In the wake of the recent CDC statistics indicating that 1 in 68 children has autism, and the designation of April as autism awareness month, I have been thinking about this dilemma a great deal. For this young man and I were really exactly on the same page. Both of us were calling for a respect for and value of uniqueness and differentness.

This perspective was again beautifully articulated in a TED talk by Andrew Solomon, author of Far From the Tree. In an in-depth discussion of a range of entities including homosexuality, deafness, as well as autism, Solomon identifies the power of unconditional love in the context of complete acceptance of individual differences.

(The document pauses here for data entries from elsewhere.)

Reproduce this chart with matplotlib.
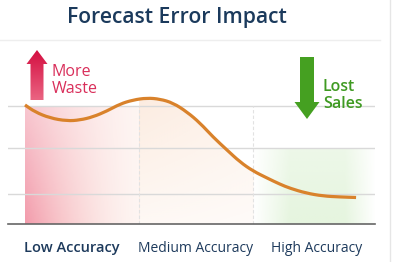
import matplotlib.pyplot as plt
import numpy as np
from matplotlib.patches import FancyArrow, Polygon, PathPatch
from matplotlib.path import Path
from matplotlib.lines import Line2D

plt.rcParams['font.family'] = ['Open Sans', 'DejaVu Sans']

# accuracy bands along x (0-1 low, 1-2 medium, 2-3 high)
categories = ['Low Accuracy', 'Medium Accuracy', 'High Accuracy']
tick_pos = [0.41, 1.5, 2.56]

# forecast error impact curve (0-100 scale)
curve_x = [0.0, 0.088, 0.219, 0.368, 0.482, 0.596, 0.719, 0.833, 0.947,
           1.070, 1.184, 1.298, 1.421, 1.535, 1.649, 1.772, 1.886, 2.0, 2.123,
           2.237, 2.325, 2.465, 2.614, 2.763, 2.904]
curve_y = [64.7, 60.9, 57.6, 56.0, 56.5, 58.2, 61.4, 65.2, 67.4,
           68.5, 67.9, 65.8, 60.9, 54.9, 47.3, 40.2, 33.7, 28.8, 25.0,
           21.6, 19.4, 16.8, 15.2, 14.7, 14.4]
grid_levels = [16.3, 41.3, 64.1]
low_top = 64.1
green_top = 41.3

W, H = 394, 262
fig = plt.figure(figsize=(W / 100, H / 100), dpi=100)
ax = fig.add_axes([8 / W, (H - 224) / H, (375 - 8) / W, (224 - 40) / H])
ax.set_xlim(-0.149, 3.07)
ax.set_ylim(0, 100)

# low accuracy band: red fading to the right and upwards
nx, ny = 120, 80
u = np.linspace(0, 1, nx)[None, :]
v = np.linspace(0, 1, ny)[:, None]
base0 = np.array([232, 70, 100]) / 255
base1 = np.array([245, 175, 150]) / 255
img = np.zeros((ny, nx, 4))
for c in range(3):
    img[..., c] = base0[c] * (1 - u) + base1[c] * u
img[..., 3] = 0.12 + 0.42 * (1 - u) ** 1.3 * (1 - 0.55 * v)
ax.imshow(img, extent=[0, 1, 0, low_top], origin='lower', aspect='auto',
          interpolation='bilinear', zorder=1)

# smooth path through the read points (quadratic segments via midpoints)
pts = list(zip(curve_x, curve_y))
verts = [pts[0]]
codes = [Path.MOVETO]
verts.append(((pts[0][0] + pts[1][0]) / 2, (pts[0][1] + pts[1][1]) / 2))
codes.append(Path.LINETO)
for i in range(1, len(pts) - 1):
    mid = ((pts[i][0] + pts[i + 1][0]) / 2, (pts[i][1] + pts[i + 1][1]) / 2)
    verts += [pts[i], mid]
    codes += [Path.CURVE3, Path.CURVE3]
verts.append(pts[-1])
codes.append(Path.LINETO)
curve_path = Path(verts, codes)

# medium band: peach under the curve
img2 = np.zeros((ny, nx, 4))
peach = np.array([246, 190, 150]) / 255
for c in range(3):
    img2[..., c] = peach[c]
img2[..., 3] = (0.10 + 0.20 * v) * (1 - 0.35 * u)
poly = Polygon(pts + [(curve_x[-1], 0), (curve_x[0], 0)],
               closed=True, facecolor='none', edgecolor='none')
ax.add_patch(poly)
im2 = ax.imshow(img2, extent=[1, 2, 0, 72], origin='lower', aspect='auto',
                interpolation='bilinear', zorder=1)
im2.set_clip_path(poly)

# high band: soft green glow
img3 = np.zeros((ny, nx, 4))
green = np.array([180, 225, 160]) / 255
for c in range(3):
    img3[..., c] = green[c]
edge = np.clip(u / 0.3, 0, 1) * np.clip((1 - u) / 0.25, 0, 1)
img3[..., 3] = 0.34 * edge * (1 - 0.3 * v)
ax.imshow(img3, extent=[2, 3.08, 0, green_top], origin='lower', aspect='auto',
          interpolation='bilinear', zorder=1)

for g in grid_levels:
    ax.axhline(g, color='#d9d9d9', lw=1.0, zorder=1.5)
for xv in [1, 2]:
    ax.plot([xv, xv], [0, low_top], color='#e2e2e2', lw=0.8, ls=(0, (3, 2)), zorder=1.5)

ax.add_patch(PathPatch(curve_path, facecolor='none', edgecolor='#d9822b', lw=2.3,
                       capstyle='butt', joinstyle='round', zorder=3))

for s in ['top', 'right', 'left']:
    ax.spines[s].set_visible(False)
ax.spines['bottom'].set_color('#666666')
ax.spines['bottom'].set_linewidth(1.2)
ax.set_yticks([])
ax.set_xticks(tick_pos)
ax.set_xticklabels(categories, color='#1d3a5c', fontsize=10)
ax.get_xticklabels()[0].set_fontweight('semibold')
ax.get_xticklabels()[0].set_fontsize(10.5)
ax.tick_params(axis='x', length=0, pad=12.5)
ax.set_xlim(-0.149, 3.07)
ax.set_ylim(0, 100)

# overlay in pixel coordinates for title, separators and arrows
ov = fig.add_axes([0, 0, 1, 1], zorder=5)
ov.axis('off')
ov.patch.set_alpha(0)

ov.text(177, 23, 'Forecast Error Impact', ha='center', va='baseline',
        fontsize=15.2, fontweight='semibold', color='#1b3a5c')
ov.add_line(Line2D([0, 380], [40, 40], color='#eeeeee', lw=1.0))
ov.add_line(Line2D([390, 390], [0, H], color='#e6e6e6', lw=1.0))

red_arrow = FancyArrow(37, 100, 0, -50, width=13, head_width=21, head_length=14,
                       length_includes_head=True, facecolor='none', edgecolor='none')
ov.add_patch(red_arrow)
grad = np.linspace(0, 1, 60)[:, None]
top_c = np.array([212, 15, 65]) / 255
bot_c = np.array([234, 100, 130]) / 255
rimg = np.zeros((60, 2, 4))
for c in range(3):
    rimg[..., c] = top_c[c] * (1 - grad) + bot_c[c] * grad
rimg[..., 3] = 1
rim = ov.imshow(rimg, extent=[26, 48, 100, 50], origin='upper', aspect='auto',
                interpolation='bilinear')
rim.set_clip_path(red_arrow)
ov.set_xlim(0, W)
ov.set_ylim(H, 0)

green_arrow = FancyArrow(307, 57, 0, 62, width=14, head_width=25, head_length=17,
                         length_includes_head=True, facecolor='#45a021', edgecolor='none')
ov.add_patch(green_arrow)

ov.text(52, 93, 'More\nWaste', ha='left', va='baseline', fontsize=11.5,
        color='#d92e5a', linespacing=1.1)
ov.text(323, 108, 'Lost\nSales', ha='left', va='baseline', fontsize=11.5,
        fontweight='semibold', color='#3f9a22', linespacing=1.1)

fig.savefig('out.png', dpi=100)
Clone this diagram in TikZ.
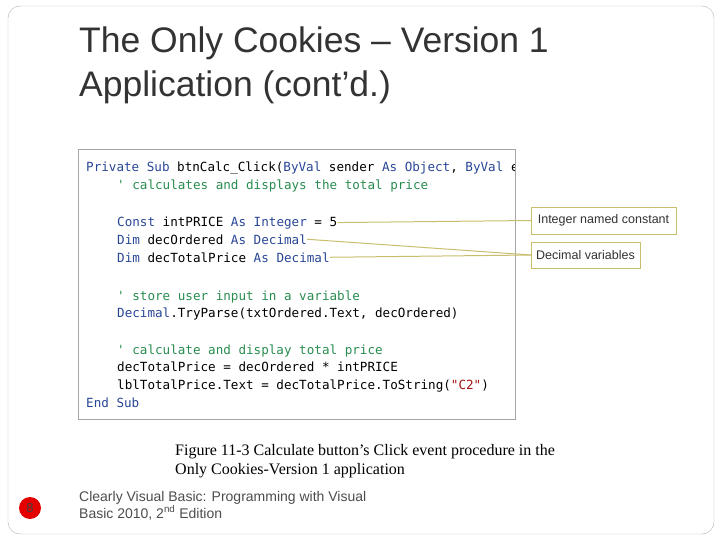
\documentclass[tikz,border=0pt]{standalone}
\usepackage{fontspec}
\setmainfont{Liberation Sans}
\newfontfamily\codefont{DejaVu Sans Mono}
\newfontfamily\capfont{Liberation Serif}
\usetikzlibrary{positioning}
\definecolor{kwblue}{RGB}{40,70,150}
\definecolor{cmgreen}{RGB}{40,140,80}
\definecolor{strred}{RGB}{163,21,21}
\definecolor{callout}{RGB}{200,190,110}
\newcommand{\kw}[1]{\textcolor{kwblue}{#1}}
\newcommand{\cm}[1]{\textcolor{cmgreen}{#1}}
\newcommand{\st}[1]{\textcolor{strred}{#1}}
\begin{document}
\begin{tikzpicture}[x=1pt,y=-1pt]
\tikzstyle{code}=[anchor=base west,inner sep=0pt,font=\codefont\fontsize{12.6}{14}\selectfont]
\tikzstyle{note}=[draw=callout,fill=white,inner sep=0pt,font=\fontsize{12.5}{14}\selectfont,text=black!80]
\tikzstyle{lead}=[draw=callout,line width=1pt]
\useasboundingbox (0,0) rectangle (720,540);
\draw[gray!60,rounded corners=12pt] (8,6) rectangle (714,534);
% title
\node[anchor=base west,inner sep=0pt,text=black!80,font=\fontsize{35.5}{40}\selectfont] (t1) at (79,53) {The Only Cookies -- Version 1};
\node[anchor=base west,inner sep=0pt,text=black!80,font=\fontsize{35.5}{40}\selectfont] (t2) at (79,97) {Application (cont’d.)};
% code box
\draw[gray!70,line width=1pt] (78,150) rectangle (515,419);
\begin{scope}
\clip (79,151) rectangle (514,418);
\node[code] (l1) at (86,172) {\kw{Private Sub} btnCalc\_Click(\kw{ByVal} sender \kw{As} \kw{Object}, \kw{ByVal} e};
\node[code] (l2) at (117,190) {\cm{' calculates and displays the total price}};
\node[code] (l3) at (117,226) {\kw{Const} intPRICE \kw{As} \kw{Integer} = 5};
\node[code] (l4) at (117,244) {\kw{Dim} decOrdered \kw{As} \kw{Decimal}};
\node[code] (l5) at (117,262) {\kw{Dim} decTotalPrice \kw{As} \kw{Decimal}};
\node[code] (l6) at (117,300) {\cm{' store user input in a variable}};
\node[code] (l7) at (117,317) {\kw{Decimal}.TryParse(txtOrdered.Text, decOrdered)};
\node[code] (l8) at (117,354) {\cm{' calculate and display total price}};
\node[code] (l9) at (117,371) {decTotalPrice = decOrdered * intPRICE};
\node[code] (l10) at (117,389) {lblTotalPrice.Text = decTotalPrice.ToString(\st{"C2"})};
\node[code] (l11) at (86,407) {\kw{End Sub}};
\end{scope}
% callouts
\node[note,minimum width=145pt,minimum height=27pt] (const) at (603.5,220.5) {Integer named constant};
\node[note,minimum width=109pt,minimum height=26pt] (vars) at (585.5,255) {Decimal variables};
\draw[lead] (l3.east) -- (const.west);
\draw[lead] (l4.east) -- (vars.west);
\draw[lead] (l5.east) -- (vars.west);
% caption
\node[anchor=base west,inner sep=0pt,font=\capfont\fontsize{16}{18}\selectfont] (cap1) at (175,455) {Figure 11-3 Calculate button’s Click event procedure in the};
\node[anchor=base west,inner sep=0pt,font=\capfont\fontsize{16}{18}\selectfont] (cap2) at (175,474) {Only Cookies-Version 1 application};
% footer
\node[circle,fill=red!90!black,minimum size=22pt,inner sep=0pt,font=\fontsize{13}{15}\selectfont] (pg) at (30,508) {\textcolor{black!75}{8}};
\node[anchor=base west,inner sep=0pt,text=black!70,font=\fontsize{14}{16}\selectfont] (f1) at (79,501) {Clearly Visual Basic: Programming with Visual};
\node[anchor=base west,inner sep=0pt,text=black!70,font=\fontsize{14}{16}\selectfont] (f2) at (79,518) {Basic 2010, 2\textsuperscript{nd} Edition};
\end{tikzpicture}
\end{document}
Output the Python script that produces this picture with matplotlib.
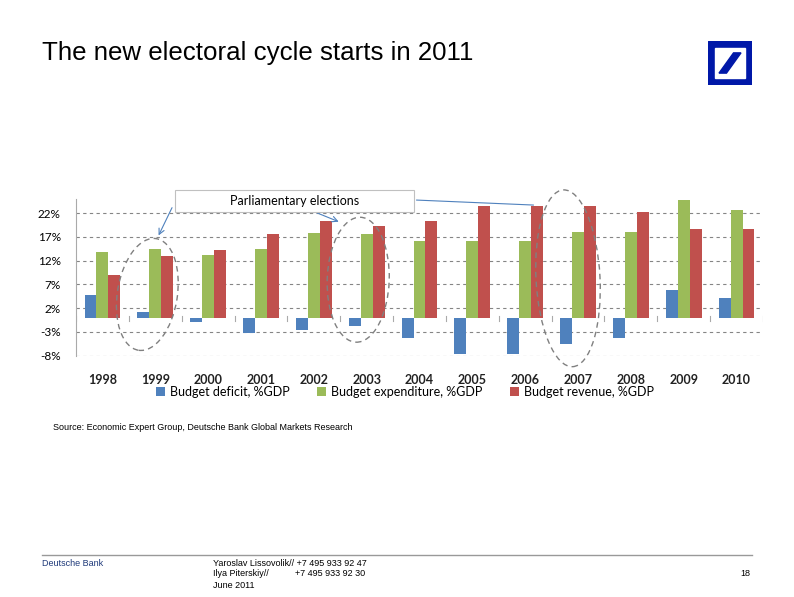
import numpy as np
import matplotlib.pyplot as plt
from matplotlib.patches import Ellipse, Rectangle, Polygon
from matplotlib.transforms import ScaledTranslation

# Data
years = ['1998', '1999', '2000', '2001', '2002', '2003', '2004',
         '2005', '2006', '2007', '2008', '2009', '2010']
deficit = [4.8, 1.2, -1.0, -3.2, -2.5, -1.7, -4.2, -7.6, -7.6, -5.5, -4.2, 5.8, 4.1]
expenditure = [13.9, 14.5, 13.2, 14.5, 17.9, 17.6, 16.2, 16.2, 16.2, 18.1, 18.1, 24.8, 22.7]
revenue = [9.0, 13.0, 14.3, 17.7, 20.4, 19.4, 20.4, 23.6, 23.6, 23.6, 22.2, 18.7, 18.7]
series_names = ['Budget deficit, %GDP', 'Budget expenditure, %GDP', 'Budget revenue, %GDP']
yticks = [-8, -3, 2, 7, 12, 17, 22]

colors = ['#4F81BD', '#9BBB59', '#C0504D']
label_font = 'Lato'

fig = plt.figure(figsize=(7.94, 5.97), dpi=100)
fig.patch.set_facecolor('white')

# Title
fig.text(42 / 794, 1 - 53 / 597, 'The new electoral cycle starts in 2011',
         fontsize=18.6, family='Liberation Sans', va='center', ha='left')

# Logo
lax = fig.add_axes([708 / 794, 1 - 85 / 597, 44 / 794, 44 / 597])
lax.set_xlim(0, 1)
lax.set_ylim(0, 1)
lax.axis('off')
db_blue = '#0018A8'
lax.add_patch(Rectangle((0, 0), 1, 1, color=db_blue))
lax.add_patch(Rectangle((0.16, 0.16), 0.68, 0.68, color='white'))
lax.add_patch(Polygon([[0.25, 0.27], [0.42, 0.27], [0.75, 0.73], [0.58, 0.73]], color=db_blue))

# Chart
ax = fig.add_axes([76 / 794, 1 - 355.7 / 597, (763 - 76) / 794, (355.7 - 199) / 597])
x = np.arange(len(years))
w = 0.226
handles = []
for i, (vals, c) in enumerate(zip([deficit, expenditure, revenue], colors)):
    b = ax.bar(x + (i - 1) * w, vals, width=w, color=c, zorder=3)
    handles.append(b)

ax.set_xlim(-0.5, len(years) - 0.5)
ax.set_ylim(-8, 25)
ax.set_yticks(yticks)
ax.set_yticklabels([f'{v}%' for v in yticks], fontsize=8.5, family=label_font)
ax.set_xticks(x)
ax.set_xticklabels(years, fontsize=9, family=label_font, fontweight='bold', color='#222222')
ax.tick_params(axis='both', length=0)
ax.tick_params(axis='y', pad=11)
ax.tick_params(axis='x', pad=13)
for yv in yticks:
    ax.axhline(yv, color='#858585', lw=0.8, ls=(0, (3, 3)), zorder=1)
for s in ['top', 'right', 'bottom']:
    ax.spines[s].set_visible(False)
ax.spines['left'].set_color('#aaaaaa')
ax.spines['left'].set_linewidth(0.8)

# small ticks at category boundaries on the zero line
for b in np.arange(len(years) + 1) - 0.5:
    ax.plot([b, b], [-0.6, 0.3], color='#aaaaaa', lw=0.8, zorder=2)

# Ellipses marking election years (size in inches, centred on data points)
ell_kw = dict(fill=False, ec='#808080', lw=1, ls=(0, (4, 3)), zorder=4, clip_on=False)
for cx, cy, ew, eh, ang in [(0.85, 4.9, 0.60, 1.13, -9),
                            (4.84, 8.0, 0.62, 1.25, -2),
                            (8.81, 8.3, 0.64, 1.77, 3)]:
    tr = fig.dpi_scale_trans + ScaledTranslation(cx, cy, ax.transData)
    ax.add_patch(Ellipse((0, 0), ew, eh, angle=ang, transform=tr, **ell_kw))

# Parliamentary elections call-out
ax.add_patch(Rectangle((1.375, 22.3), 4.52, 4.6, fc='white', ec='#c0c0c0', lw=0.8,
                       zorder=5, clip_on=False))
ax.text(3.63, 24.5, 'Parliamentary elections', fontsize=9, family=label_font,
        ha='center', va='center', zorder=6)
arrow_kw = dict(arrowstyle='->', color='#4F81BD', lw=0.8)
ax.annotate('', xy=(1.04, 16.8), xytext=(1.34, 23.7), arrowprops=arrow_kw, annotation_clip=False)
ax.annotate('', xy=(4.52, 20.0), xytext=(4.01, 22.3), arrowprops=arrow_kw, annotation_clip=False)
ax.annotate('', xy=(8.21, 23.7), xytext=(5.89, 24.8), arrowprops=dict(arrowstyle='-', color='#4F81BD', lw=0.8),
            annotation_clip=False)

fig.legend(handles, series_names, loc='center', bbox_to_anchor=(405 / 794, 1 - 392 / 597),
           ncol=3, frameon=False, prop={'family': label_font, 'size': 9},
           handlelength=0.7, handleheight=0.7, handletextpad=0.4, columnspacing=2.2)

# Source
fig.text(53 / 794, 1 - 427 / 597,
         'Source: Economic Expert Group, Deutsche Bank Global Markets Research',
         fontsize=6.5, family='Liberation Sans', va='center')

# Footer
fig.add_artist(plt.Line2D([42 / 794, 752 / 794], [1 - 555 / 597] * 2, color='#999999', lw=1))
foot = dict(fontsize=6.5, family='Liberation Sans', va='center')
fig.text(42 / 794, 1 - 563 / 597, 'Deutsche Bank', color='#1F3A7A', **foot)
fig.text(213 / 794, 1 - 563 / 597, 'Yaroslav Lissovolik// +7 495 933 92 47', **foot)
fig.text(213 / 794, 1 - 574 / 597, 'Ilya Piterskiy//', **foot)
fig.text(295 / 794, 1 - 574 / 597, '+7 495 933 92 30', **foot)
fig.text(213 / 794, 1 - 586 / 597, 'June 2011', **foot)
fig.text(750 / 794, 1 - 574 / 597, '18', ha='right', **foot)

fig.savefig('out.png', dpi=100)
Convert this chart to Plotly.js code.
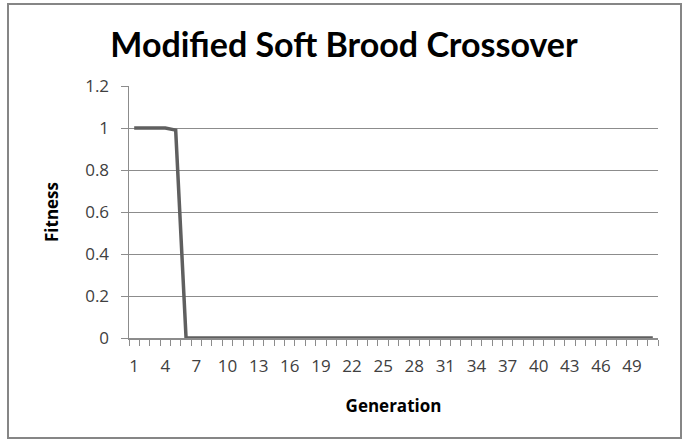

While I fundamentally agree with the perspective of these two men, my mind stumbles on these facts. The DSM 5 is the fifth version of the Diagnostic and Statistical Manual of Mental Disorders. The CDC is the Center for Disease Control. So much as we may want to think of autism as a celebration of individual differences, the prevailing view is that it is a disorder.

Solomon suggests that by hoping a child does not have autism, a parent is saying that she wishes this child did not exist and that she had a different child. I see the exact opposite. The parents I see who are in this position unconditionally love their child for who he is. They are motivated to make sense of his experience and give him space to grow in to himself.

While there is emerging evidence of the role genetic and neurobiological mechanisms in the behaviors collectively referred to as autism, it is not a know biological entity in the way, for example, diabetes is.

One little girl I worked with ran around in circles at preschool and repeated letters in nonsensical patterns. There was a strong family history of both anxiety and "quirky" behavior. She was easily overwhelmed by a range of sensory inputs.  Her mother would herself become overwhelmed in the face of her child's struggles as she recalled her own difficult childhood. Another little boy endlessly repeated whole scenes of dialogue from Disney movies. He ate only 3 different foods for the first 7 years of his life. His parents fought frequently about his challenging behavior, which usually caused it to escalate.

For both these children the diagnosis of autism was raised. But both sets of parents resisted. When they addressed the child's unique qualities as well as the environmental stresses that contributed to the problematic behavior, dramatic changes occurred. Both are now teenagers. The first is a talented actress, singer and musician. The second is a chef. Both have active and successful social lives. One view is that they "outgrew" autism. Another is that they were they given space and time to grow into themselves.

It the first five years of life there are major changes in the brain, changes that occur in the context of relationships.  We are now recognizing that changes occur not only in brain structure, but in genes and gene expression as well. It is a work in progress.

These children and families do benefit significantly from help. This may be in the form of a special preschool placement, occupational therapy, family therapy or other interventions that can set these children on a healthy path of development. In order to get these services, a diagnosis is often necessary. This is an example of the tail wagging the dog.

The massive rise in diagnosis of autism indicates that something is amiss. I wonder if that "something" is that in our fast-paced society we rarely take the time to listen to the story, to let meaning unfold. There is a need for an "answer." There is a lack of tolerance for uncertainty.

When a child is young, when his "true self" is emerging, supporting parents efforts to "hang in there" without the need to name, to label, to diagnose, may give these young children the best opportunity to transform what in early childhood may be challenges and vulnerabilities in to adaptive assets and strengths.